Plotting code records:
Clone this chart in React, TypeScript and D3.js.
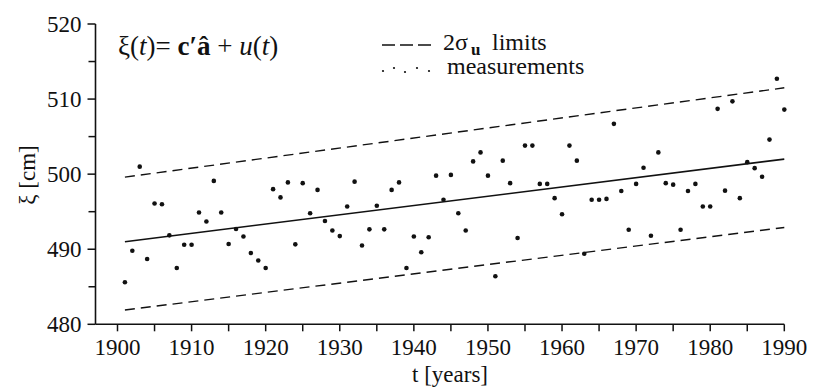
import React from "react";
import * as d3 from "d3";

const years: number[] = d3.range(1901, 1991);
const measurements: number[] = [
  485.6, 489.8, 501.0, 488.7, 496.1, 496.0, 491.85, 487.5, 490.6, 490.6,
  494.9, 493.7, 499.1, 494.9, 490.7, 492.7, 491.7, 489.5, 488.5, 487.5,
  498.0, 496.9, 498.9, 490.65, 498.8, 494.8, 497.9, 493.75, 492.5, 491.75,
  495.7, 499.0, 490.5, 492.65, 495.8, 492.65, 497.9, 498.9, 487.5, 491.7,
  489.6, 491.6, 499.8, 496.6, 499.9, 494.8, 492.5, 501.7, 502.9, 499.8,
  486.4, 501.8, 498.8, 491.5, 503.8, 503.8, 498.7, 498.7, 496.8, 494.65,
  503.8, 501.8, 489.4, 496.6, 496.6, 496.7, 506.7, 497.75, 492.6, 498.7,
  500.85, 491.8, 502.9, 498.8, 498.6, 492.6, 497.75, 498.7, 495.7, 495.7,
  508.7, 497.8, 509.7, 496.8, 501.6, 500.8, 499.65, 504.6, 512.7, 508.6,
];

const lineYears: number[] = [1901, 1990];
const trend: number[] = [491.0, 502.0];
const upperLimit: number[] = [499.6, 511.5];
const lowerLimit: number[] = [481.9, 492.9];

const xMajorTicks: number[] = [1900, 1910, 1920, 1930, 1940, 1950, 1960, 1970, 1980, 1990];
const xMinorTicks: number[] = [1905, 1915, 1925, 1935, 1945, 1955, 1965, 1975, 1985];
const yMajorTicks: number[] = [480, 490, 500, 510, 520];
const yMinorTicks: number[] = [485, 495, 505, 515];

const FONT = "Liberation Serif";

function T(props: any) {
  const { children, ...rest } = props;
  return (
    <text fontFamily={FONT} style={{ fontFamily: FONT }} fill="#111" {...rest}>
      {children}
    </text>
  );
}

export default function App() {
  const x = d3.scaleLinear().domain([1900, 1990]).range([117.5, 784.3]);
  const y = d3.scaleLinear().domain([480, 520]).range([324.3, 24]);
  const axisX0 = 95.5;
  const axisY0 = y(480);

  const mkLine = (vals: number[]) =>
    d3.line<number>().x((_, i) => x(lineYears[i])).y((v) => y(v))(vals) || "";

  return (
    <div style={{ position: "absolute", left: 0, top: 0, width: 816, height: 389, background: "#fff", fontFamily: FONT }}>
      <svg width={816} height={389} style={{ display: "block" }}>
        {/* axes */}
        <line x1={axisX0} x2={axisX0} y1={y(520)} y2={axisY0} stroke="#111" strokeWidth={1.6} />
        <line x1={axisX0} x2={x(1990)} y1={axisY0} y2={axisY0} stroke="#111" strokeWidth={1.6} />
        {yMajorTicks.map((t) => (
          <g key={"ym" + t}>
            <line x1={axisX0 - 8} x2={axisX0} y1={y(t)} y2={y(t)} stroke="#111" strokeWidth={1.5} />
            <T x={axisX0 - 14} y={y(t) + 8} textAnchor="end" fontSize={23}>
              {t}
            </T>
          </g>
        ))}
        {yMinorTicks.map((t) => (
          <line key={"yn" + t} x1={axisX0 - 7} x2={axisX0} y1={y(t)} y2={y(t)} stroke="#111" strokeWidth={1.5} />
        ))}
        {xMajorTicks.map((t) => (
          <g key={"xm" + t}>
            <line x1={x(t)} x2={x(t)} y1={axisY0} y2={axisY0 + 7} stroke="#111" strokeWidth={1.5} />
            <T x={x(t)} y={355} textAnchor="middle" fontSize={23}>
              {t}
            </T>
          </g>
        ))}
        {xMinorTicks.map((t) => (
          <line key={"xn" + t} x1={x(t)} x2={x(t)} y1={axisY0} y2={axisY0 + 7} stroke="#111" strokeWidth={1.5} />
        ))}
        {/* axis titles */}
        <T x={450} y={382} textAnchor="middle" fontSize={23}>
          t [years]
        </T>
        <T transform={`translate(35,175) rotate(-90)`} textAnchor="middle" fontSize={23}>
          ξ [cm]
        </T>

        {/* lines */}
        <path d={mkLine(trend)} fill="none" stroke="#111" strokeWidth={1.6} />
        <path d={mkLine(upperLimit)} fill="none" stroke="#111" strokeWidth={1.4} strokeDasharray="10,6" />
        <path d={mkLine(lowerLimit)} fill="none" stroke="#111" strokeWidth={1.4} strokeDasharray="10,6" />

        {/* measurements */}
        {measurements.map((v, i) => (
          <circle key={"p" + i} cx={x(years[i])} cy={y(v)} r={2.3} fill="#111" />
        ))}

        {/* equation */}
        <T x={118} y={55} fontSize={27}>
          <tspan>ξ(</tspan>
          <tspan fontStyle="italic">t</tspan>
          <tspan>)= </tspan>
          <tspan fontWeight="bold">c′â</tspan>
          <tspan> + </tspan>
          <tspan fontStyle="italic">u</tspan>
          <tspan>(</tspan>
          <tspan fontStyle="italic">t</tspan>
          <tspan>)</tspan>
        </T>

        {/* legend */}
        <line x1={382} x2={431} y1={45} y2={45} stroke="#111" strokeWidth={1.3} strokeDasharray="13,5" />
        <T x={443} y={50} fontSize={24}>
          2σ
        </T>
        <T x={471} y={55} fontSize={17} fontWeight="bold">
          u
        </T>
        <T x={492} y={50} fontSize={24}>
          limits
        </T>
        {[
          [383, 71],
          [394, 68],
          [405, 72],
          [417, 68],
          [429, 71],
        ].map(([cx, cy], i) => (
          <circle key={"ld" + i} cx={cx} cy={cy} r={1.1} fill="#111" />
        ))}
        <T x={447} y={74} fontSize={24}>
          measurements
        </T>
      </svg>
    </div>
  );
}
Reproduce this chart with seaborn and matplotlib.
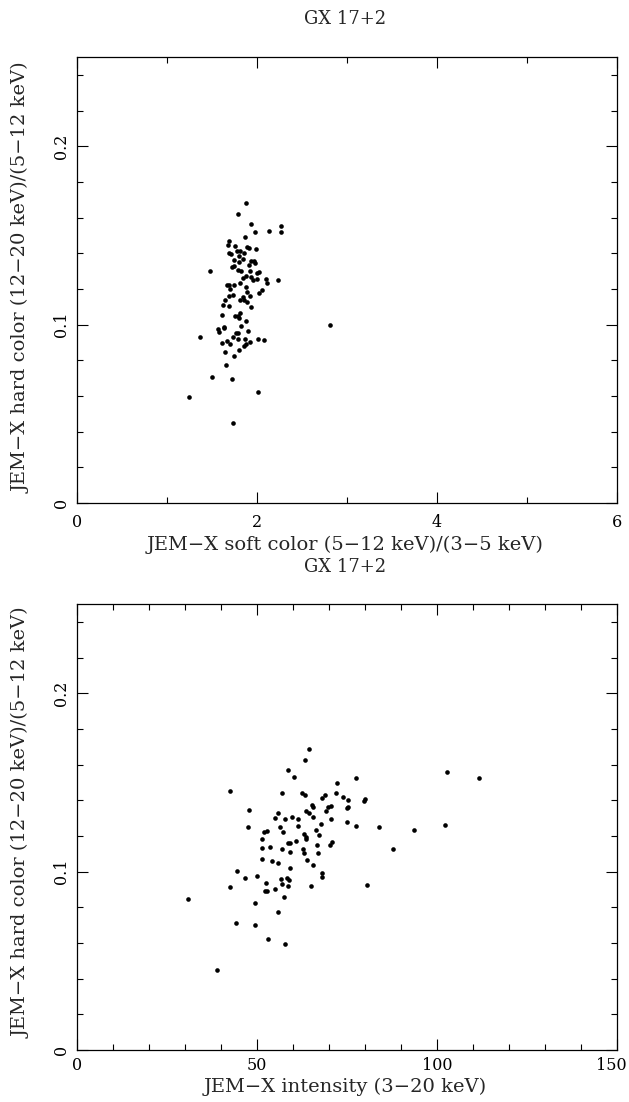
import numpy as np
import pandas as pd
import seaborn as sns
from matplotlib import pyplot as plt
from matplotlib.ticker import MultipleLocator, FuncFormatter
from matplotlib.transforms import ScaledTranslation

# GX 17+2 JEM-X colours
soft_color = [
    1.874, 1.793, 1.937, 2.270, 2.270, 2.133, 1.974, 1.863, 1.693, 1.678,
    1.752, 1.892, 1.907, 1.993, 1.774, 1.811, 1.856, 1.689, 1.715, 1.800,
    1.741, 1.848, 1.800, 1.933, 1.967, 1.981, 1.907, 1.748, 1.726, 1.474,
    1.789, 1.819, 1.922, 2.004, 2.022, 1.881, 1.933, 1.844, 1.959, 2.004,
    2.104, 2.237, 2.115, 1.811, 1.663, 1.693, 1.741, 1.700, 1.874, 1.892,
    2.059, 2.026, 1.685, 1.733, 1.922, 1.844, 1.648, 1.811, 1.856, 1.885,
    1.626, 1.693, 1.930, 1.607, 1.807, 1.785, 1.756, 1.804, 1.878, 1.826,
    1.633, 1.637, 1.563, 1.581, 1.896, 1.763, 1.785, 1.370, 1.733, 1.793,
    1.867, 2.007, 2.082, 1.663, 1.922, 1.607, 1.696, 1.878, 1.852, 1.641,
    1.800, 1.748, 1.659, 1.500, 1.719, 2.011, 1.248, 1.733, 2.811,
]
hard_color_top = [
    0.1680, 0.1620, 0.1566, 0.1555, 0.1521, 0.1525, 0.1521, 0.1493, 0.1469, 0.1447,
    0.1440, 0.1437, 0.1428, 0.1423, 0.1412, 0.1413, 0.1404, 0.1402, 0.1393, 0.1387,
    0.1363, 0.1369, 0.1352, 0.1358, 0.1358, 0.1343, 0.1335, 0.1330, 0.1324, 0.1302,
    0.1305, 0.1300, 0.1298, 0.1292, 0.1294, 0.1274, 0.1268, 0.1263, 0.1250, 0.1253,
    0.1255, 0.1250, 0.1231, 0.1235, 0.1222, 0.1220, 0.1220, 0.1201, 0.1208, 0.1184,
    0.1194, 0.1175, 0.1162, 0.1166, 0.1160, 0.1153, 0.1138, 0.1138, 0.1140, 0.1125,
    0.1110, 0.1102, 0.1099, 0.1056, 0.1065, 0.1050, 0.1046, 0.1037, 0.1021, 0.0993,
    0.0989, 0.0979, 0.0974, 0.0961, 0.0966, 0.0955, 0.0951, 0.0933, 0.0929, 0.0920,
    0.0922, 0.0922, 0.0916, 0.0909, 0.0903, 0.0899, 0.0890, 0.0892, 0.0881, 0.0845,
    0.0856, 0.0823, 0.0773, 0.0708, 0.0697, 0.0620, 0.0594, 0.0447, 0.1000,
]

intensity = [
    64.44, 63.24, 58.52, 60.37, 77.41, 102.8, 111.8, 42.41, 72.31, 56.94,
    62.41, 63.43, 68.89, 71.94, 73.80, 75.19, 67.96, 79.81, 80.09, 65.37,
    65.46, 69.63, 70.46, 74.91, 75.19, 69.26, 47.78, 55.83, 63.61, 64.54,
    65.56, 54.91, 57.69, 59.81, 61.30, 70.46, 75.00, 47.59, 56.30, 61.39,
    67.68, 77.59, 83.80, 93.52, 102.2, 52.04, 52.78, 57.22, 66.30, 63.15,
    67.13, 63.52, 63.61, 51.39, 60.93, 58.52, 59.07, 70.83, 70.28, 66.67,
    53.70, 51.30, 56.85, 62.87, 59.07, 62.96, 66.85, 87.69, 51.39, 54.26,
    55.83, 63.89, 65.65, 59.26, 44.44, 50.09, 46.57, 56.67, 58.43, 58.98,
    68.15, 68.15, 52.59, 57.04, 58.70, 64.91, 80.65, 42.50, 52.22, 52.78,
    54.91, 57.41, 30.83, 49.54, 55.83, 44.17, 49.35, 52.96, 57.87, 38.80,
]
hard_color_bot = [
    0.1686, 0.1624, 0.1570, 0.1529, 0.1525, 0.1558, 0.1525, 0.1450, 0.1497, 0.1443,
    0.1441, 0.1428, 0.1429, 0.1439, 0.1420, 0.1403, 0.1411, 0.1398, 0.1407, 0.1373,
    0.1360, 0.1360, 0.1368, 0.1358, 0.1364, 0.1338, 0.1343, 0.1330, 0.1340, 0.1327,
    0.1308, 0.1299, 0.1297, 0.1306, 0.1297, 0.1293, 0.1278, 0.1250, 0.1252, 0.1257,
    0.1265, 0.1257, 0.1250, 0.1232, 0.1261, 0.1224, 0.1228, 0.1224, 0.1235, 0.1211,
    0.1205, 0.1192, 0.1181, 0.1185, 0.1172, 0.1162, 0.1159, 0.1166, 0.1147, 0.1151,
    0.1138, 0.1131, 0.1128, 0.1127, 0.1112, 0.1104, 0.1103, 0.1125, 0.1073, 0.1058,
    0.1048, 0.1063, 0.1039, 0.1022, 0.1003, 0.0977, 0.0964, 0.0959, 0.0962, 0.0955,
    0.0994, 0.0968, 0.0936, 0.0929, 0.0921, 0.0919, 0.0923, 0.0912, 0.0891, 0.0891,
    0.0902, 0.0859, 0.0848, 0.0826, 0.0774, 0.0710, 0.0699, 0.0620, 0.0594, 0.0448,
]

top_df = pd.DataFrame({"soft": soft_color, "hard": hard_color_top})
bot_df = pd.DataFrame({"intensity": intensity, "hard": hard_color_bot})

sns.set_style("ticks")
plt.rcParams["font.family"] = ["DejaVu Serif"]
plt.rcParams["axes.linewidth"] = 0.9

W, H = 629, 1102
fig = plt.figure(figsize=(W / 100, H / 100), dpi=100)
ax1 = fig.add_axes([77 / W, (H - 503) / H, 540 / W, 446 / H])
ax2 = fig.add_axes([77 / W, (H - 1050) / H, 540 / W, 446 / H])


def fmt(v, pos):
    return "0" if abs(v) < 1e-9 else f"{v:g}"


def style_axes(ax, xmax, xmajor, xminor, xpad):
    ax.set_xlim(0, xmax)
    ax.set_ylim(0, 0.25)
    ax.xaxis.set_major_locator(MultipleLocator(xmajor))
    ax.xaxis.set_minor_locator(MultipleLocator(xminor))
    ax.yaxis.set_major_locator(MultipleLocator(0.1))
    ax.yaxis.set_minor_locator(MultipleLocator(0.02))
    ax.xaxis.set_major_formatter(FuncFormatter(fmt))
    ax.yaxis.set_major_formatter(FuncFormatter(fmt))
    for s in ax.spines.values():
        s.set_visible(True)
        s.set_color("black")
    ax.tick_params(which="both", direction="in", top=True, right=True,
                   colors="black", width=0.8, labelsize=11.5)
    ax.tick_params(which="major", length=8)
    ax.tick_params(which="minor", length=4)
    ax.tick_params(axis="x", pad=xpad)
    ax.tick_params(axis="y", pad=5)
    for lab in ax.get_yticklabels():
        lab.set_rotation(90)
        lab.set_va("center")
    ax.set_xlabel("")
    ax.set_ylabel("")


sns.scatterplot(data=top_df, x="soft", y="hard", ax=ax1, color="black",
                s=11, linewidth=0, legend=False)
style_axes(ax1, 6, 2, 1, 8)

sns.scatterplot(data=bot_df, x="intensity", y="hard", ax=ax2, color="black",
                s=11, linewidth=0, legend=False)
style_axes(ax2, 150, 50, 10, 5)

# the last intensity label sits against the right edge of the page
fig.canvas.draw()
last = ax2.xaxis.get_major_ticks()[-1]
for t in ax2.xaxis.get_major_ticks():
    if abs(t.get_loc() - 150) < 1e-6:
        last = t
last.label1.set_transform(last.label1.get_transform()
                          + ScaledTranslation(-6 / 100, 0, fig.dpi_scale_trans))

tx = 345 / W
fig.text(tx, 1 - 19 / H, "GX 17+2", ha="center", va="center", fontsize=13)
fig.text(tx, 1 - 545 / H, "JEM\u2212X soft color (5\u221212 keV)/(3\u22125 keV)",
         ha="center", va="center", fontsize=14)
fig.text(tx, 1 - 567 / H, "GX 17+2", ha="center", va="center", fontsize=13)
fig.text(tx, 1 - 1087 / H, "JEM\u2212X intensity (3\u221220 keV)",
         ha="center", va="center", fontsize=14)

ylab = "JEM\u2212X hard color (12\u221220 keV)/(5\u221212 keV)"
fig.text(22 / W, 1 - 278 / H, ylab, rotation=90, ha="center", va="center", fontsize=14)
fig.text(22 / W, 1 - 823 / H, ylab, rotation=90, ha="center", va="center", fontsize=14)

plt.savefig("out.png", dpi=100)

EXERCISE REQUIREMENTS
In the records above, find the line containing "import * as" and output every line from the first through that one, exactly, omitting pictures.

OUTPUT OF THE TASK
Clone this chart in React, TypeScript and D3.js.
import React from "react";
import * as d3 from "d3";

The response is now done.